Gross Expenditure on R&D In Singapore Hits New High of S$7.4 Billion in 2011
Singapore’s Gross Expenditure on Research and Development (GERD) recorded a new high of S$7.4 billion in 2011, according to the National Survey of R&D, 2011, produced by the Agency for Science, Technology and Research (A*STAR).
The expenditure recorded a 14.8 per cent growth from S$ 6.5 billion in 2010.
According to the Agency for Science, Technology and Research, research and development raise the competitiveness of Singapore’s economy and drives productivity and growth in the country with the new record.
The compound annual growth rate (CAGR) of GERD from 2002 to 2011 was 9.1 percent. This reflects sustained growth in R&D investments in Singapore.
In 2011, the Business Expenditure on R&D (BERD), which is a measurement of private sector investment in R&D, grew by 17.2 percent (year-on-year) from S$3.9 billion in 2010 to S$4.6 billion in 2011. This is a good indication of the high value-added activities in Singapore and points to the growing competitiveness here.

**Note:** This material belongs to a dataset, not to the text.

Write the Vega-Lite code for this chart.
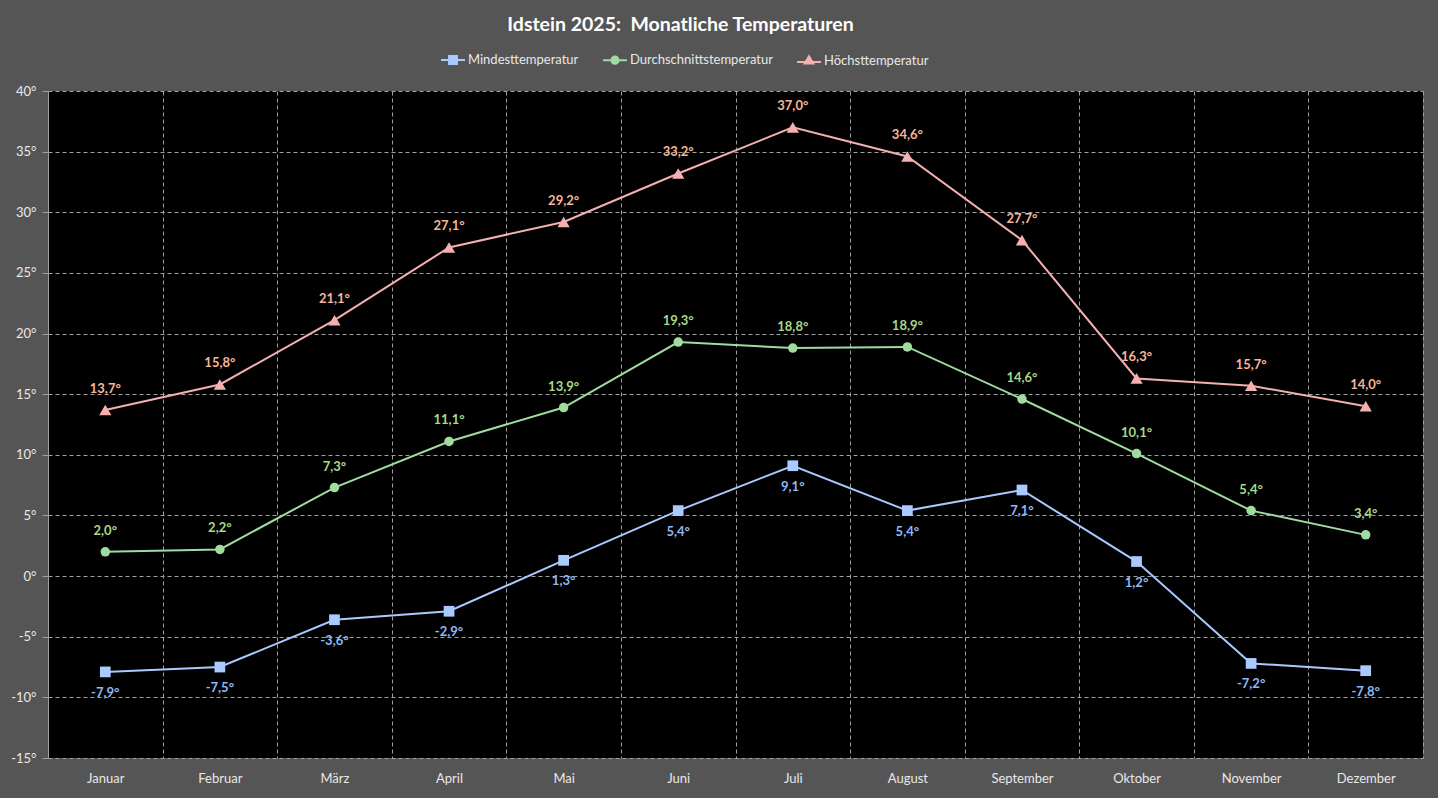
{
  "$schema": "https://vega.github.io/schema/vega-lite/v6.json",
  "autosize": "none",
  "width": 1375,
  "height": 667,
  "padding": {"left": 48, "top": 91, "right": 15, "bottom": 40},
  "background": "#555555",
  "config": {
    "locale": {"number": {"decimal": ",", "thousands": ".", "grouping": [3], "currency": ["", " €"], "minus": "-"}},
    "view": {"fill": "#000000", "stroke": null},
    "font": "Lato"
  },
  "title": {
    "text": "Idstein 2025:\u00a0 Monatliche Temperaturen",
    "color": "#ffffff",
    "fontSize": 19.5,
    "fontWeight": "bold",
    "font": "Lato",
    "anchor": "middle",
    "frame": "group",
    "dx": -55,
    "offset": 12
  },
  "data": {
    "values": [
      {"Monat": "Januar", "Serie": "Mindesttemperatur", "Temp": -7.9},
      {"Monat": "Februar", "Serie": "Mindesttemperatur", "Temp": -7.5},
      {"Monat": "März", "Serie": "Mindesttemperatur", "Temp": -3.6},
      {"Monat": "April", "Serie": "Mindesttemperatur", "Temp": -2.9},
      {"Monat": "Mai", "Serie": "Mindesttemperatur", "Temp": 1.3},
      {"Monat": "Juni", "Serie": "Mindesttemperatur", "Temp": 5.4},
      {"Monat": "Juli", "Serie": "Mindesttemperatur", "Temp": 9.1},
      {"Monat": "August", "Serie": "Mindesttemperatur", "Temp": 5.4},
      {"Monat": "September", "Serie": "Mindesttemperatur", "Temp": 7.1},
      {"Monat": "Oktober", "Serie": "Mindesttemperatur", "Temp": 1.2},
      {"Monat": "November", "Serie": "Mindesttemperatur", "Temp": -7.2},
      {"Monat": "Dezember", "Serie": "Mindesttemperatur", "Temp": -7.8},
      {"Monat": "Januar", "Serie": "Durchschnittstemperatur", "Temp": 2.0},
      {"Monat": "Februar", "Serie": "Durchschnittstemperatur", "Temp": 2.2},
      {"Monat": "März", "Serie": "Durchschnittstemperatur", "Temp": 7.3},
      {"Monat": "April", "Serie": "Durchschnittstemperatur", "Temp": 11.1},
      {"Monat": "Mai", "Serie": "Durchschnittstemperatur", "Temp": 13.9},
      {"Monat": "Juni", "Serie": "Durchschnittstemperatur", "Temp": 19.3},
      {"Monat": "Juli", "Serie": "Durchschnittstemperatur", "Temp": 18.8},
      {"Monat": "August", "Serie": "Durchschnittstemperatur", "Temp": 18.9},
      {"Monat": "September", "Serie": "Durchschnittstemperatur", "Temp": 14.6},
      {"Monat": "Oktober", "Serie": "Durchschnittstemperatur", "Temp": 10.1},
      {"Monat": "November", "Serie": "Durchschnittstemperatur", "Temp": 5.4},
      {"Monat": "Dezember", "Serie": "Durchschnittstemperatur", "Temp": 3.4},
      {"Monat": "Januar", "Serie": "Höchsttemperatur", "Temp": 13.7},
      {"Monat": "Februar", "Serie": "Höchsttemperatur", "Temp": 15.8},
      {"Monat": "März", "Serie": "Höchsttemperatur", "Temp": 21.1},
      {"Monat": "April", "Serie": "Höchsttemperatur", "Temp": 27.1},
      {"Monat": "Mai", "Serie": "Höchsttemperatur", "Temp": 29.2},
      {"Monat": "Juni", "Serie": "Höchsttemperatur", "Temp": 33.2},
      {"Monat": "Juli", "Serie": "Höchsttemperatur", "Temp": 37.0},
      {"Monat": "August", "Serie": "Höchsttemperatur", "Temp": 34.6},
      {"Monat": "September", "Serie": "Höchsttemperatur", "Temp": 27.7},
      {"Monat": "Oktober", "Serie": "Höchsttemperatur", "Temp": 16.3},
      {"Monat": "November", "Serie": "Höchsttemperatur", "Temp": 15.7},
      {"Monat": "Dezember", "Serie": "Höchsttemperatur", "Temp": 14.0}
    ]
  },
  "transform": [
    {"calculate": "format(datum.Temp, '.1f') + '°'", "as": "Label"}
  ],
  "encoding": {
    "x": {
      "field": "Monat",
      "type": "ordinal",
      "sort": ["Januar", "Februar", "März", "April", "Mai", "Juni", "Juli", "August", "September", "Oktober", "November", "Dezember"],
      "scale": {"type": "band", "paddingInner": 0, "paddingOuter": 0},
      "bandPosition": 0.5,
      "axis": {
        "title": null,
        "labelAngle": 0,
        "labelColor": "#e8e8e8",
        "labelFontSize": 13,
        "labelFont": "Lato",
        "labelPadding": 14,
        "domain": false,
        "ticks": false,
        "grid": true,
        "tickBand": "extent",
        "gridColor": "#a0a0a0",
        "gridDash": [4, 3],
        "gridWidth": 1
      }
    },
    "y": {
      "field": "Temp",
      "type": "quantitative",
      "scale": {"domain": [-15, 40], "nice": false, "zero": false},
      "axis": {
        "title": null,
        "values": [-15, -10, -5, 0, 5, 10, 15, 20, 25, 30, 35, 40],
        "labelExpr": "datum.label + '°'",
        "labelColor": "#e8e8e8",
        "labelFontSize": 13,
        "labelFont": "Lato",
        "labelPadding": 6,
        "domain": true,
        "domainColor": "#a0a0a0",
        "domainWidth": 1,
        "ticks": true,
        "tickColor": "#a0a0a0",
        "tickSize": 6,
        "grid": true,
        "gridColor": "#a0a0a0",
        "gridDash": [4, 3],
        "gridWidth": 1
      }
    },
    "color": {
      "field": "Serie",
      "type": "nominal",
      "scale": {
        "domain": ["Mindesttemperatur", "Durchschnittstemperatur", "Höchsttemperatur"],
        "range": ["#a9c9ff", "#a0dca0", "#f4b0b0"]
      },
      "legend": null
    }
  },
  "layer": [
    {
      "data": {"values": [{"y": 0}]},
      "transform": [],
      "mark": {"type": "rule", "color": "#a0a0a0", "strokeWidth": 1},
      "encoding": {"x": null, "color": null, "y": {"datum": 0, "type": "quantitative"}}
    },
    {
      "mark": {"type": "line", "strokeWidth": 2},
      "encoding": {
        "color": {
          "field": "Serie",
          "type": "nominal",
          "legend": {
            "orient": "none",
            "direction": "horizontal",
            "legendX": 392,
            "legendY": -44,
            "title": null,
            "labelColor": "#e8e8e8",
            "labelFontSize": 13,
            "labelFont": "Lato",
            "symbolSize": 576,
            "symbolStrokeWidth": 2,
            "labelOffset": 2,
            "columnPadding": 20,
            "encode": {
              "symbols": {
                "update": {
                  "shape": {"signal": "datum.value === 'Mindesttemperatur' ? 'M-1,0H1M-0.33,-0.33H0.33V0.33H-0.33Z' : datum.value === 'Durchschnittstemperatur' ? 'M-1,0H1M0.3,0A0.3,0.3,0,1,1,-0.3,0A0.3,0.3,0,1,1,0.3,0Z' : 'M-1,0.12H1M0,-0.36L0.36,0.24H-0.36Z'"},
                  "fill": {"scale": "color", "field": "value"},
                  "stroke": {"scale": "color", "field": "value"},
                  "strokeWidth": {"value": 2}
                }
              }
            }
          }
        }
      }
    },
    {
      "transform": [{"filter": "datum.Serie === 'Mindesttemperatur'"}],
      "mark": {"type": "point", "shape": "square", "filled": true, "opacity": 1, "size": 115}
    },
    {
      "transform": [{"filter": "datum.Serie === 'Durchschnittstemperatur'"}],
      "mark": {"type": "point", "shape": "circle", "filled": true, "opacity": 1, "size": 90}
    },
    {
      "transform": [{"filter": "datum.Serie === 'Höchsttemperatur'"}],
      "mark": {"type": "point", "shape": "triangle-up", "filled": true, "opacity": 1, "size": 150}
    },
    {
      "transform": [{"filter": "datum.Serie === 'Mindesttemperatur'"}],
      "mark": {"type": "text", "dy": 21, "fontWeight": "bold", "fontSize": 13, "font": "Lato", "color": "#8fb8f5"},
      "encoding": {"color": null, "text": {"field": "Label", "type": "nominal"}}
    },
    {
      "transform": [{"filter": "datum.Serie === 'Durchschnittstemperatur'"}],
      "mark": {"type": "text", "dy": -21, "fontWeight": "bold", "fontSize": 13, "font": "Lato", "color": "#a8d88a"},
      "encoding": {"color": null, "text": {"field": "Label", "type": "nominal"}}
    },
    {
      "transform": [{"filter": "datum.Serie === 'Höchsttemperatur'"}],
      "mark": {"type": "text", "dy": -21, "fontWeight": "bold", "fontSize": 13, "font": "Lato", "color": "#f7b59a"},
      "encoding": {"color": null, "text": {"field": "Label", "type": "nominal"}}
    }
  ]
}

It also suggests that Singapore is a good location for innovation-led activities across many different sectors in manufacturing and services.
The Public Expenditure on R&D (PUBERD) in 2011 increased to S$2.8 billion, up from S$2.5 billion in 2010. It reflects the Government’s continued commitment to R&D as our future development strategy.
Meanwhile, A*STAR’s Managing Director Dr Raj. Thampuran said, “The record high expenditure on R&D by the private sector is a testimony of Singapore’s value proposition for open innovation through public-private partnerships. It also demonstrates our ability to raise the competitiveness of industries and make steady progress towards an innovation economy.”
Singapore’s gross expenditure on R&D (GERD) as a percentage of GDP in 2011 was 2.3 percent. We are moving into the ranks of research-intensive countries in the world such as Finland, Sweden and Denmark.
More than 1,000 organisations participated in the survey. They are comprised of private sector companies, government organisations, and local institutions of higher learning and public sector research institutes.